**Stored data entries**:
_ _ _ _ _

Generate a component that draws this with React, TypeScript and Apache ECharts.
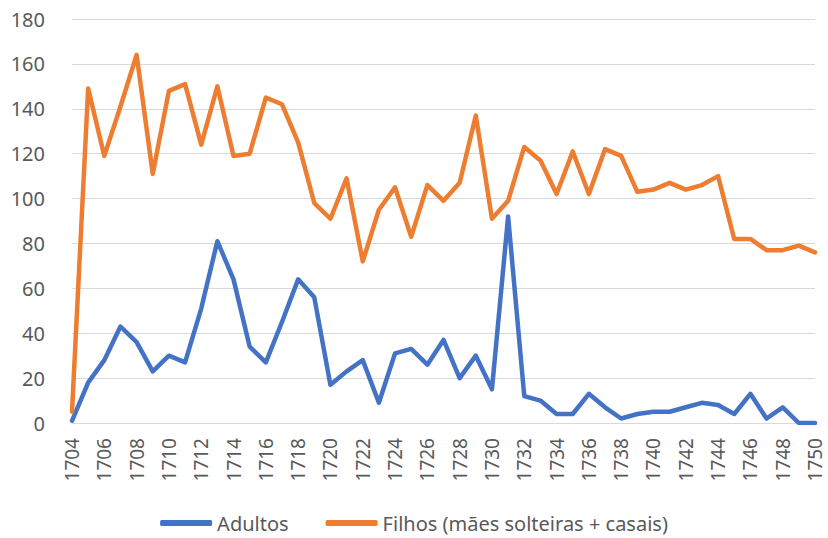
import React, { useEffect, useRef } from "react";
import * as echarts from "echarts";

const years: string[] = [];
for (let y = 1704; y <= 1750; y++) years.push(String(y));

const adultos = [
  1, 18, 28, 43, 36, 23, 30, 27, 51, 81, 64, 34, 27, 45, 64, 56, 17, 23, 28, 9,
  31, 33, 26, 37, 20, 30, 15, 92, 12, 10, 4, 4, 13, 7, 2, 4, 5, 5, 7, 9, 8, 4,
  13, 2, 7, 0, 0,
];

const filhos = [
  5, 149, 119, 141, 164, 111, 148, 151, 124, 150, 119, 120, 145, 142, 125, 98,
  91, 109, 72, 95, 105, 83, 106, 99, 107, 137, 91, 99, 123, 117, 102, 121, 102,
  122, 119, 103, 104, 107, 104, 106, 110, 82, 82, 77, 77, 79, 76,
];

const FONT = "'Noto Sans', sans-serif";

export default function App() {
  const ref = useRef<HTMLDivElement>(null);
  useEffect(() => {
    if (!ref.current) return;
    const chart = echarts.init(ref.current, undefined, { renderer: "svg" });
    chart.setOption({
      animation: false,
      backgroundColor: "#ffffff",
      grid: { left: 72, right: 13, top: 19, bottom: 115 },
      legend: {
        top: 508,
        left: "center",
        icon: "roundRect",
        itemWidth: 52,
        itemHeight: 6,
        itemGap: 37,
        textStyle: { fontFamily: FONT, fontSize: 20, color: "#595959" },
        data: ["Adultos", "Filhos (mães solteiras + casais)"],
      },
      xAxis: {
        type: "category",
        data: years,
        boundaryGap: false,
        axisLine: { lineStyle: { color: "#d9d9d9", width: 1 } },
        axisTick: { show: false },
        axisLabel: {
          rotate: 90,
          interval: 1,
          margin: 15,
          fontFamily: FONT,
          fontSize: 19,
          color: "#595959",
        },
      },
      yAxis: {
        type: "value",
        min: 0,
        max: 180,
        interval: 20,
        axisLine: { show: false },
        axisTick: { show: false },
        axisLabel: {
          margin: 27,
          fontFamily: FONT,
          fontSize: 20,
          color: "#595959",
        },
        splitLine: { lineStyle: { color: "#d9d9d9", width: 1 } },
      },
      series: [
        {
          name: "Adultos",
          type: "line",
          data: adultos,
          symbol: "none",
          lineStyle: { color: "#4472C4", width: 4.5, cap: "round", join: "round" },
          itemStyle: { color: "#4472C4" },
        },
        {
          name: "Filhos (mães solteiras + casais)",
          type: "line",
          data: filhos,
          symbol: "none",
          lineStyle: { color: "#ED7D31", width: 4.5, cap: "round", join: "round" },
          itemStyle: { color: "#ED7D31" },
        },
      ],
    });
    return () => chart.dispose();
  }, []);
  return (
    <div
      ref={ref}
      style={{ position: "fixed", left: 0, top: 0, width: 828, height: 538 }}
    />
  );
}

_ _ _ _ _

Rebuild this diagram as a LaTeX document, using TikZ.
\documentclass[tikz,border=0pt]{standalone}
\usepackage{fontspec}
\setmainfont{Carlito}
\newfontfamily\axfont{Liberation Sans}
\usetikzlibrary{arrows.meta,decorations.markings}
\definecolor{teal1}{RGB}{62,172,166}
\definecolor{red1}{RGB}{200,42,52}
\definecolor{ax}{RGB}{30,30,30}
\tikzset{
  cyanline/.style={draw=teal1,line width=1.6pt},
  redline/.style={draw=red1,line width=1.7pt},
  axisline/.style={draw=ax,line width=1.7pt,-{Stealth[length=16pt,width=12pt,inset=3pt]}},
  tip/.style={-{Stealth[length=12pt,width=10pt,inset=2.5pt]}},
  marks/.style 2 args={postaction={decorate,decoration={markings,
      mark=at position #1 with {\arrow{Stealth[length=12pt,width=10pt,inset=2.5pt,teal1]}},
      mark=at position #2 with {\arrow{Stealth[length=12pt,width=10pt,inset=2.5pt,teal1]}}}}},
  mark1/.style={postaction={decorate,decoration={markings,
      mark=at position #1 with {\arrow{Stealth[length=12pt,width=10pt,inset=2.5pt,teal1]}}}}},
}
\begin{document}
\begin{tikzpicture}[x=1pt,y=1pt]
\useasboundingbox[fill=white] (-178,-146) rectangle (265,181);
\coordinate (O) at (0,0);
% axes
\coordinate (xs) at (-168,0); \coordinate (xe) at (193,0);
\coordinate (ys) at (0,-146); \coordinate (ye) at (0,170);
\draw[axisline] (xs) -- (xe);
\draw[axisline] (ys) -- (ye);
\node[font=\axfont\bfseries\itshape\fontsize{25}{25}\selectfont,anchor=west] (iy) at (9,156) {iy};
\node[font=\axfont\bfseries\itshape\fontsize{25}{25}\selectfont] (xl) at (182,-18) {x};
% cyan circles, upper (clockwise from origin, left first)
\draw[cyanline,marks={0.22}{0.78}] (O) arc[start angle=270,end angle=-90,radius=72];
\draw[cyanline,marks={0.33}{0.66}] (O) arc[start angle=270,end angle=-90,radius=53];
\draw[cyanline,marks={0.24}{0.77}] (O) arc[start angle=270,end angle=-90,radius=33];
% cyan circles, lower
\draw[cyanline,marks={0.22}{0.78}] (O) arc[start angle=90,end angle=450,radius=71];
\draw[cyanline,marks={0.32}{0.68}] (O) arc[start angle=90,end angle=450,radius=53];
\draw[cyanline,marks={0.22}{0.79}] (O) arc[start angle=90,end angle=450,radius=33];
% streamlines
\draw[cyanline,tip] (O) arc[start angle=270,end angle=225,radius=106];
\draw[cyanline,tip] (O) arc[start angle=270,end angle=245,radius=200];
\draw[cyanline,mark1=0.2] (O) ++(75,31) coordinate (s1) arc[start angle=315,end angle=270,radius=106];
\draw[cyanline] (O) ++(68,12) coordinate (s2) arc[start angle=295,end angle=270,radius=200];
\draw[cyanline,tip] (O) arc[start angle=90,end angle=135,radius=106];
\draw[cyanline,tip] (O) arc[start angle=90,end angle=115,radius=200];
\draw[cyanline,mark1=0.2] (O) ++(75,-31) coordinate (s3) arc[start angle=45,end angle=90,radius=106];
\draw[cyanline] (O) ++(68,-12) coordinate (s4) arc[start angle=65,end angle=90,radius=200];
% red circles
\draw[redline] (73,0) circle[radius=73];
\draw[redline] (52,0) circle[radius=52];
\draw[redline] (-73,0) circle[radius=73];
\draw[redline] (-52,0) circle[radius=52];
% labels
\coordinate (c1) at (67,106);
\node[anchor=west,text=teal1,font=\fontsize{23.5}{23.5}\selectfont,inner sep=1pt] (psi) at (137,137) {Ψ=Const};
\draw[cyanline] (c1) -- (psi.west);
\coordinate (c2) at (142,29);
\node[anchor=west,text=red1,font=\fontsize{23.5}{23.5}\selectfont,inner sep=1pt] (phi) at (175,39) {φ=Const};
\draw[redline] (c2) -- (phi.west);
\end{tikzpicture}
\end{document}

_ _ _ _ _

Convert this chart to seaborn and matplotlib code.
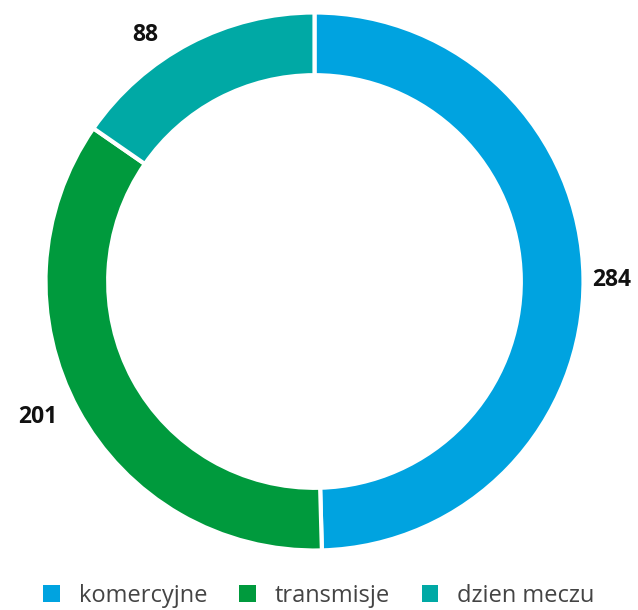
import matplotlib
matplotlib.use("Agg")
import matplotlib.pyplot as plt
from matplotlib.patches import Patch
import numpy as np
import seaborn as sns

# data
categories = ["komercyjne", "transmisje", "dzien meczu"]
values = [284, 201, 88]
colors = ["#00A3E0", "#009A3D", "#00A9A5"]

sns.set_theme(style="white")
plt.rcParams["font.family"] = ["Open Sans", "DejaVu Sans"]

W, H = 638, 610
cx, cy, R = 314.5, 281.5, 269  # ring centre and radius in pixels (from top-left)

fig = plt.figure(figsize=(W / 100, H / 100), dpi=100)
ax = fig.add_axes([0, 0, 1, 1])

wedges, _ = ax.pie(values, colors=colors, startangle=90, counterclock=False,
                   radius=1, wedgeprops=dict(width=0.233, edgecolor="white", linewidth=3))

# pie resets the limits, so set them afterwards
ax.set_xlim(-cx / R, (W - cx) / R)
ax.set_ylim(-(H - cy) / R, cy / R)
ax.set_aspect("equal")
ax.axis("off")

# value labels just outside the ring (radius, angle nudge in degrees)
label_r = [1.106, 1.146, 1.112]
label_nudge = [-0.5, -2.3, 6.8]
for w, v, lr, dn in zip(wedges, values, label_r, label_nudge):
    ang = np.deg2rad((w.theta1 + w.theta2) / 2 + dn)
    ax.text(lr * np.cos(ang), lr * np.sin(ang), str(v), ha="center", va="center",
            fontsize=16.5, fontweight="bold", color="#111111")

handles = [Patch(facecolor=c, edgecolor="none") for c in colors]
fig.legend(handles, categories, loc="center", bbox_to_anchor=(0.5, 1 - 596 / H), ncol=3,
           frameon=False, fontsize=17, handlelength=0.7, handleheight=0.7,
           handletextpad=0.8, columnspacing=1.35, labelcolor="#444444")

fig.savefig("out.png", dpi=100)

_ _ _ _ _

**WORK INSTRUCTIONS**:
Look through the entries above and list every line containing "with".

**FINISHED EXERCISE**:
Generate a component that draws this with React, TypeScript and Apache ECharts.
      mark=at position #1 with {\arrow{Stealth[length=12pt,width=10pt,inset=2.5pt,teal1]}},
      mark=at position #2 with {\arrow{Stealth[length=12pt,width=10pt,inset=2.5pt,teal1]}}}}},
      mark=at position #1 with {\arrow{Stealth[length=12pt,width=10pt,inset=2.5pt,teal1]}}}}},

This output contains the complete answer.